朱棠站起身,面无表情的抹掉了刀柄的指纹,把滴着血的刀扔在了地上,转身抱起了朱砂,"人拖出去,仓库烧了。"
朱砂醒来时在一辆疾驰的车上,她披着一件大衣,倚在一个人的肩上。
朱砂坐起来,看向旁边的朱棠,她甚至来不及去问为什么他会出现在这里,他怎么知道这一切。

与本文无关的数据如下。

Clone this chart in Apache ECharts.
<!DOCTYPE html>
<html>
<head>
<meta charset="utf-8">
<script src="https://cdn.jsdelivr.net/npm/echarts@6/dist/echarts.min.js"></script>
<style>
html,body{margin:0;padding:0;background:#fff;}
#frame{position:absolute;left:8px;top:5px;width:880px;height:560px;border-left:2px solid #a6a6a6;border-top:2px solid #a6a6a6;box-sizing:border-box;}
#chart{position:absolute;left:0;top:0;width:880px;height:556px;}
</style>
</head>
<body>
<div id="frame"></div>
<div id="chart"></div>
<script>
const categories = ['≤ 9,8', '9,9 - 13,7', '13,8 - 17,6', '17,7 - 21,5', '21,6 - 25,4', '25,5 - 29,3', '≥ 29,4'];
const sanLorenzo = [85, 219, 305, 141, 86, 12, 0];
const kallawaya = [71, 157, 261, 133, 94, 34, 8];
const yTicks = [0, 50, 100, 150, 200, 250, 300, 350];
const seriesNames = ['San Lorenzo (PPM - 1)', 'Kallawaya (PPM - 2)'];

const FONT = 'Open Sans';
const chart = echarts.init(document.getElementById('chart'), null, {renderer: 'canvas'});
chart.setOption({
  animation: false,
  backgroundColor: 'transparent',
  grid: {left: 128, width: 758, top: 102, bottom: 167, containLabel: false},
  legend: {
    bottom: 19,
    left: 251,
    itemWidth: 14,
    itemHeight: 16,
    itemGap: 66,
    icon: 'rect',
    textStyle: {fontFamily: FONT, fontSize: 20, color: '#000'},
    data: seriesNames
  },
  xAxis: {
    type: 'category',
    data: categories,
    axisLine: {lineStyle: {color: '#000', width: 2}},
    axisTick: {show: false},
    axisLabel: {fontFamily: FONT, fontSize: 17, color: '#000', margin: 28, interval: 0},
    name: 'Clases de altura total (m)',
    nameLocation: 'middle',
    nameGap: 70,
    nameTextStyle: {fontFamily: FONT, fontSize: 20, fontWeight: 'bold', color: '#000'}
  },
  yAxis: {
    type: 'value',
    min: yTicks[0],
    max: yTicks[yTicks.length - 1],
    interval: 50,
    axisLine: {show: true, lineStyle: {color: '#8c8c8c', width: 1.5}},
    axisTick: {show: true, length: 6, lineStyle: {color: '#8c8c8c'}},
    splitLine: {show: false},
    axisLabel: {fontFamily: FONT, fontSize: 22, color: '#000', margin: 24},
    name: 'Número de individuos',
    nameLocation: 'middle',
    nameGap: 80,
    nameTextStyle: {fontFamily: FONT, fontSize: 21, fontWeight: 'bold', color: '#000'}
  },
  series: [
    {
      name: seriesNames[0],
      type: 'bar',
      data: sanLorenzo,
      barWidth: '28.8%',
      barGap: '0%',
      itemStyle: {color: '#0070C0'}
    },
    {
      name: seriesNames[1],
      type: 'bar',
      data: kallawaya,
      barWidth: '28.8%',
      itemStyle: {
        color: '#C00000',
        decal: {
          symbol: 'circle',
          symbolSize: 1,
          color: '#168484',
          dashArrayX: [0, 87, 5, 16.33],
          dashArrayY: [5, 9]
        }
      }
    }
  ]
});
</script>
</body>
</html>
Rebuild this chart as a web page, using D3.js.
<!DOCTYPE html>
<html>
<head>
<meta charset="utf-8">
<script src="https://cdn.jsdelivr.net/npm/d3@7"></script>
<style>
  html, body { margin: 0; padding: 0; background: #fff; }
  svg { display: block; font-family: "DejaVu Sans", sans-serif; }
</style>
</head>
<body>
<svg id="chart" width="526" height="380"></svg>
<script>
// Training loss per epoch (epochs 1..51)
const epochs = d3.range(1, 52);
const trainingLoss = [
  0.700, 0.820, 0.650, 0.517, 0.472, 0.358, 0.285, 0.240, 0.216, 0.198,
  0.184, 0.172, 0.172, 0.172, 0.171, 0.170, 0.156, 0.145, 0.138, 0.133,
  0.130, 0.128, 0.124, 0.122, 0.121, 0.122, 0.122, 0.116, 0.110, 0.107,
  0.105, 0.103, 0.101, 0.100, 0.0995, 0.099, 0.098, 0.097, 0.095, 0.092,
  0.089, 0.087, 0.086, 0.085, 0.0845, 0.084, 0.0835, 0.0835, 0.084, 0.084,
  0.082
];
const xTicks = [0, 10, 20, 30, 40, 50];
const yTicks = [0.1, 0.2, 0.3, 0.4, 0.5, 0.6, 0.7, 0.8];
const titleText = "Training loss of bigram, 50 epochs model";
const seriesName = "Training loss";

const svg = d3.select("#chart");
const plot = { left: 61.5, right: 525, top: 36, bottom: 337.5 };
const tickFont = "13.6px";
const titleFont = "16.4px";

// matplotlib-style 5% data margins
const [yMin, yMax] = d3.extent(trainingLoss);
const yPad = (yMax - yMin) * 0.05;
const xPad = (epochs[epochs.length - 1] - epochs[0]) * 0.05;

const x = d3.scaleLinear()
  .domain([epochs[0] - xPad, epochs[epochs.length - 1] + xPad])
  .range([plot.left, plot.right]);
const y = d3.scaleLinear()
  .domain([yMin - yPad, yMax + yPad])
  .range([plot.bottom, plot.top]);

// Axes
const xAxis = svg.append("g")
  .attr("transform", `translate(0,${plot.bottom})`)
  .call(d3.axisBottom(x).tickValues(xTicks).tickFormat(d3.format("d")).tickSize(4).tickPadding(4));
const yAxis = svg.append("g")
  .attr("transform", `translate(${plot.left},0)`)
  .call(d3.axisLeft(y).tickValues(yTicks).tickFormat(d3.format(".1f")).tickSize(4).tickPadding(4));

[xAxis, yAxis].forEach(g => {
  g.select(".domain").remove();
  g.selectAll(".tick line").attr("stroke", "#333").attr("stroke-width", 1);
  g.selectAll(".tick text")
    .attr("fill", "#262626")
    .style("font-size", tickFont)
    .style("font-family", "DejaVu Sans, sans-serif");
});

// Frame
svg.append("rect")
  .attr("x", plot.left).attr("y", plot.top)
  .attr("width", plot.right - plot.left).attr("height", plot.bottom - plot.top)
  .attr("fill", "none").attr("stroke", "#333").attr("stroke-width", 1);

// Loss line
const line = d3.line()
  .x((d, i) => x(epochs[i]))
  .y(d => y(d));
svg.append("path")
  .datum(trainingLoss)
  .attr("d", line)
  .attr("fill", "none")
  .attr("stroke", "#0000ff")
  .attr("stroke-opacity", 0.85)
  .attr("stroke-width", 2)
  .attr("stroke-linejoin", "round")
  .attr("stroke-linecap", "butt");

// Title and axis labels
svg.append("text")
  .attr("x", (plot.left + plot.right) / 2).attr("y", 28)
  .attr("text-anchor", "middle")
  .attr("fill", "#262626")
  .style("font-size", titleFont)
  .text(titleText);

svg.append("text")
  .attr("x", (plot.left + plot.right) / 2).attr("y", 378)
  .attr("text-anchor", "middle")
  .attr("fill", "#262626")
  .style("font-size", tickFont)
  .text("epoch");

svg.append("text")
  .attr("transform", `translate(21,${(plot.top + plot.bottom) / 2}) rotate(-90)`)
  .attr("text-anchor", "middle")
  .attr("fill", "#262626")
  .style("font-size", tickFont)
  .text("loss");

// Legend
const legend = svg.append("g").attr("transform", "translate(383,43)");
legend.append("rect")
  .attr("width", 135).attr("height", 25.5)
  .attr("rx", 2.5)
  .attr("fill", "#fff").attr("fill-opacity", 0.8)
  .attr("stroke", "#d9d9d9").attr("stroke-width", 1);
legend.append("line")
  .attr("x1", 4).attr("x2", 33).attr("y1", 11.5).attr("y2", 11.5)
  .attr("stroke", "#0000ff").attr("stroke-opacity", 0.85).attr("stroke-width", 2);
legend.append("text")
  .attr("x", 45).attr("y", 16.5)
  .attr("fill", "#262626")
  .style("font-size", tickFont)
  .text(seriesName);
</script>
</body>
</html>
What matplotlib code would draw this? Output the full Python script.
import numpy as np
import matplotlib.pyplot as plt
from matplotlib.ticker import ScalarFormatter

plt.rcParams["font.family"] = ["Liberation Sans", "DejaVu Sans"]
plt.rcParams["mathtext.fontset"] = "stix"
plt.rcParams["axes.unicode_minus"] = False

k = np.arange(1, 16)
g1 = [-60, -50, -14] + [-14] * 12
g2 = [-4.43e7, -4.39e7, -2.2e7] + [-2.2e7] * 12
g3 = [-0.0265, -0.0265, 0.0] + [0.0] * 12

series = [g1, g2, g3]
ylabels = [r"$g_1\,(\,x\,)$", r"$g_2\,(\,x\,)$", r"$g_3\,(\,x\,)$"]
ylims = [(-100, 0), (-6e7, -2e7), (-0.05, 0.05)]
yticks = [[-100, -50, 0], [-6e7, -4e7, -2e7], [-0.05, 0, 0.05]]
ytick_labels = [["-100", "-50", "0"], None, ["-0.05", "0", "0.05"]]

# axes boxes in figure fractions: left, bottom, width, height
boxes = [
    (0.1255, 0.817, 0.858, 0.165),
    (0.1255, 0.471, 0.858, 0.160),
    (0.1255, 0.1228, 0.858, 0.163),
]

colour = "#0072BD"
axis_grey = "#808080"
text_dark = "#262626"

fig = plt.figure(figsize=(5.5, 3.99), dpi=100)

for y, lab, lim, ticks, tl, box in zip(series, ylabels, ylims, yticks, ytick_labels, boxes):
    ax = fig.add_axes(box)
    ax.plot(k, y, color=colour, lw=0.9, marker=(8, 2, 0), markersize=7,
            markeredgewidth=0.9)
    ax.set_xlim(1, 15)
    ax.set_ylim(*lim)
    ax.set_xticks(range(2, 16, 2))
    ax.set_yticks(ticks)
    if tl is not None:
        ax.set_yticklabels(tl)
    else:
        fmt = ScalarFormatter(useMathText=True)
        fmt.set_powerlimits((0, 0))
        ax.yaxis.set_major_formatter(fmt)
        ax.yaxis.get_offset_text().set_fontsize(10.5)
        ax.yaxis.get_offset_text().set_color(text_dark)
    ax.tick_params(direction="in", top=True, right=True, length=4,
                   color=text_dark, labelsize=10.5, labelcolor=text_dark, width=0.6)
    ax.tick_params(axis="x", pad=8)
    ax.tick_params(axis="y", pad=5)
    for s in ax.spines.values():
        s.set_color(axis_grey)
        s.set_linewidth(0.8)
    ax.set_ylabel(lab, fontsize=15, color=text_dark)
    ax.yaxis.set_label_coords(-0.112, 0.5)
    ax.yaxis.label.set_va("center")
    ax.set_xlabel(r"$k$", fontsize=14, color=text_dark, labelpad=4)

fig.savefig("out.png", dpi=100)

"带我去医院,北郊医院。"朱砂抓住朱棠的衣袖,她的眼里是掩不住的仓皇。
朱棠的脸上有着忧虑,"我们现在就往那里去。"
朱砂放下了手,靠回了椅背上。
她已经有了不好的预感。
朱砂调整着呼吸,却似乎总也稳定不下来。
朱棠递给朱砂一个杯子,"喝点水,你现在在发烧。"
朱砂接过杯子,缓慢的喝了下去。
热流从她的口中一路流到胃里,驱走了一点身体的寒冷,心头的寒意却愈来愈盛。
车拐进了医院。
朱棠跟着朱砂走进了大门,朱砂想要往谢绫的病房而去,却被朱棠拉住了手。
朱砂没有说话,看着朱棠。
朱棠握住朱砂的手,带着她走向了另一个方向。
朱砂跟着朱棠,感觉着四周的温度在不断降低,她看见朱棠带着她走到了病房楼后面的小楼,带着她穿过长长的走廊,走到了尽头的房间。
有人打开了房间的门,有寒气扑在朱砂的脸上。
朱砂木然地跟着朱棠走进了进去,一直走到了房间的最左侧。
透过玻璃冰棺的上盖,朱砂看见了谢绫的脸。
谢绫的住院医师站在了朱砂的身后,"谢小姐,谢女士于昨晚九点突发心脏衰竭,经抢救无效,凌晨一点十五分离世。"
朱砂扭过来看着医生,"我记得之前是在好转的。"
"是的。"医生的语气有残忍的平静,"陈博士的疗法对于谢女士是非常有效的,她的大脑活跃程度在不断提升,但是谢女士的免疫力还是相对低下,这种天气对于谢女士这种情况是很不理想的。我们尽了最大努力,请节哀。"
谁也不能预料 。
"我知道了,谢谢您医生。"朱砂对住院医师鞠了一躬,然后扭过来,她的手臂撑在冰棺上,低下头,看着谢绫的脸。
明明,和之前是一样的埃
朱砂看了一会儿,直起了身子,对着朱棠笑了一下,"本来,我至少,可以见她最后一面,我昨天想来看她的。"
朱砂说的很平静,里面却藏着巨大的悲痛和绝望。
朱棠抿住了嘴唇,朱砂的眼睛有不正常的发亮,她丝毫没有退烧的迹象,但她挺直了背,她没有给自己一点脆弱的时间,"我现在去办手续,我的手机被摔坏了,麻烦你帮我联系一下殡仪馆,还有我母亲所有的证件在我家的左边床头柜下的第一个抽屉,地址我给你写一下,门口的地垫下有备用钥匙,麻烦你找个人帮我去取一下。"
朱砂平静的安排着一切。
"我陪你去,这边我会安排好。"朱棠握住朱砂的手,他感到朱砂手心与体温不符的冰冷。
朱砂没有拒绝,她不愿意倒下,如果她撑不过去,也总有人,可以扶住她。